Ergebnis: Die Nähe zum Hauptmarkt ermöglicht Tesla eine höhere Flexibilität und stabilere Lieferzeiten. Gleichzeitig reduziert sich das Risiko geopolitisch bedingter Unterbrechungen. (Wikipedia)
Toyota: Krisenbewältigung durch Partnerschaften und Krisenmanagement
Toyota hat durch Partnerschaften mit Zulieferern und ein gut vorbereitetes Krisenmanagement seine Lieferkette widerstandsfähiger gemacht. Nach den verheerenden Erdbeben und Tsunamis in Japan 2011 intensivierte Toyota die Zusammenarbeit mit seinen Lieferanten, um Notfallpläne zu entwickeln und Lieferketten schnell wiederherzustellen.
Ergebnis: Diese enge Zusammenarbeit und das präventive Krisenmanagement haben es Toyota ermöglicht, die Auswirkungen von Naturkatastrophen schnell zu minimieren. Der Fokus auf partnerschaftliche Beziehungen und die systematische Integration von Krisenmanagement in die Unternehmensstrategie trugen massgeblich zur Resilienz der Toyota-Lieferkette bei. (SupplyChain247)
Fazit
Die Krisen der letzten Jahre haben gezeigt, wie anfällig Liefernetzwerke sein können – und wie entscheidend ihre Resilienz für die langfristige Zukunftsfähigkeit von Unternehmen ist. In einer zunehmend instabilen Welt, in der geopolitische Spannungen, Naturkatastrophen und Pandemien zu ernsthaften Störungen führen können, reicht es nicht mehr, nur auf Effizienz zu setzen. Vielmehr erfordert es einen strategischen Wandel hin zu widerstandsfähigen, digitalen und kooperativen Lieferkettenstrukturen.

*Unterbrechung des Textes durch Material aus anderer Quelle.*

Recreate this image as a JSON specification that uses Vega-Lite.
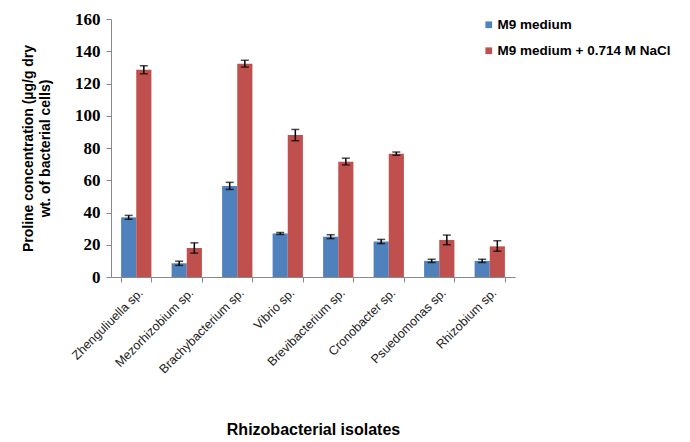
{
  "$schema": "https://vega.github.io/schema/vega-lite/v6.json",
  "width": 404,
  "height": 258,
  "autosize": {"type": "none"},
  "padding": {"left": 111, "top": 19, "right": 175, "bottom": 165},
  "background": "white",
  "config": {
    "view": {"stroke": null},
    "axisY": {
      "labelOverlap": false, "grid": false,
      "titleFont": "Liberation Sans", "titleFontSize": 14, "titleFontWeight": "bold", "titleColor": "black",
      "titlePadding": 22, "titleLineHeight": 17,
      "labelFont": "Liberation Serif", "labelFontSize": 17, "labelFontWeight": "bold", "labelColor": "black",
      "labelPadding": 6, "tickColor": "#888", "tickSize": 5, "domainColor": "#888"
    }
  },
  "data": {"values": [
    {"isolate": "Zhenguliuella sp.", "medium": "M9 medium", "value": 37, "lo": 35.8, "hi": 38.2},
    {"isolate": "Zhenguliuella sp.", "medium": "M9 medium + 0.714 M NaCl", "value": 128.5, "lo": 126, "hi": 131},
    {"isolate": "Mezorhizobium sp.", "medium": "M9 medium", "value": 8.5, "lo": 7.2, "hi": 9.8},
    {"isolate": "Mezorhizobium sp.", "medium": "M9 medium + 0.714 M NaCl", "value": 18, "lo": 14.8, "hi": 21.2},
    {"isolate": "Brachybacterium sp.", "medium": "M9 medium", "value": 56.5, "lo": 54.3, "hi": 58.7},
    {"isolate": "Brachybacterium sp.", "medium": "M9 medium + 0.714 M NaCl", "value": 132.2, "lo": 130.2, "hi": 134.4},
    {"isolate": "Vibrio sp.", "medium": "M9 medium", "value": 27, "lo": 26.4, "hi": 27.6},
    {"isolate": "Vibrio sp.", "medium": "M9 medium + 0.714 M NaCl", "value": 88, "lo": 84.5, "hi": 91.5},
    {"isolate": "Brevibacterium sp.", "medium": "M9 medium", "value": 25, "lo": 23.8, "hi": 26.2},
    {"isolate": "Brevibacterium sp.", "medium": "M9 medium + 0.714 M NaCl", "value": 71.5, "lo": 69.5, "hi": 73.7},
    {"isolate": "Cronobacter sp.", "medium": "M9 medium", "value": 22, "lo": 20.7, "hi": 23.3},
    {"isolate": "Cronobacter sp.", "medium": "M9 medium + 0.714 M NaCl", "value": 76.5, "lo": 75.5, "hi": 77.5},
    {"isolate": "Psuedomonas sp.", "medium": "M9 medium", "value": 10, "lo": 9, "hi": 11},
    {"isolate": "Psuedomonas sp.", "medium": "M9 medium + 0.714 M NaCl", "value": 23, "lo": 20, "hi": 26},
    {"isolate": "Rhizobium sp.", "medium": "M9 medium", "value": 10, "lo": 9, "hi": 11},
    {"isolate": "Rhizobium sp.", "medium": "M9 medium + 0.714 M NaCl", "value": 19, "lo": 16, "hi": 22.5}
  ]},
  "encoding": {
    "x": {
      "field": "isolate", "type": "nominal", "sort": null,
      "scale": {"paddingInner": 0.4, "paddingOuter": 0.2},
      "axis": {
        "title": "Rhizobacterial isolates",
        "titleFont": "Liberation Sans", "titleFontSize": 16, "titleFontWeight": "bold", "titleColor": "black",
        "titlePadding": 46,
        "labelAngle": -45, "labelFontSize": 12.5, "labelColor": "#222", "labelFont": "Liberation Sans",
        "labelPadding": 4, "labelOverlap": false,
        "tickBand": "extent", "tickColor": "#888", "tickSize": 5,
        "domainColor": "#888", "grid": false
      }
    },
    "xOffset": {"field": "medium", "type": "nominal", "scale": {"paddingInner": 0}}
  },
  "layer": [
    {
      "mark": {"type": "bar"},
      "encoding": {
        "y": {
          "field": "value", "type": "quantitative",
          "scale": {"domain": [0, 160]},
          "axis": {
            "values": [0, 20, 40, 60, 80, 100, 120, 140, 160],
            "labelFont": "Liberation Serif",
            "title": ["Proline concentration (µg/g dry", "wt. of  bacterial cells)"]
          }
        },
        "color": {
          "field": "medium", "type": "nominal",
          "scale": {"range": ["#4F81BD", "#C0504D"]},
          "legend": {
            "title": null, "orient": "none", "legendX": 371, "legendY": -1,
            "symbolType": "square", "symbolSize": 45, "symbolStrokeWidth": 0,
            "labelFont": "Liberation Sans", "labelFontSize": 13.5, "labelFontWeight": "bold", "labelColor": "black",
            "rowPadding": 11, "labelOffset": 2, "labelLimit": 300
          }
        }
      }
    },
    {
      "mark": {"type": "rule", "color": "black", "strokeWidth": 1.5},
      "encoding": {
        "y": {"field": "lo", "type": "quantitative", "axis": {"values": [0, 20, 40, 60, 80, 100, 120, 140, 160], "labelFont": "Liberation Serif", "title": ["Proline concentration (µg/g dry", "wt. of  bacterial cells)"]}},
        "y2": {"field": "hi"}
      }
    },
    {
      "mark": {"type": "tick", "color": "black", "thickness": 1.5, "size": 8},
      "encoding": {"y": {"field": "lo", "type": "quantitative", "axis": {"values": [0, 20, 40, 60, 80, 100, 120, 140, 160], "labelFont": "Liberation Serif", "title": ["Proline concentration (µg/g dry", "wt. of  bacterial cells)"]}}}
    },
    {
      "mark": {"type": "tick", "color": "black", "thickness": 1.5, "size": 8},
      "encoding": {"y": {"field": "hi", "type": "quantitative", "axis": {"values": [0, 20, 40, 60, 80, 100, 120, 140, 160], "labelFont": "Liberation Serif", "title": ["Proline concentration (µg/g dry", "wt. of  bacterial cells)"]}}}
    }
  ]
}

Die Fallbeispiele von Apple, Tesla und Toyota verdeutlichen, wie Unternehmen durch gezielte Diversifikation, geografische Anpassung und den Aufbau starker Partnerschaften ihre Lieferketten widerstandsfähiger machen. Unternehmen, die in die Resilienz ihrer Lieferketten investieren, schaffen sich nicht nur einen Wettbewerbsvorteil, sondern sichern sich eine stabile, nachhaltige Zukunft in einer unsicheren Welt.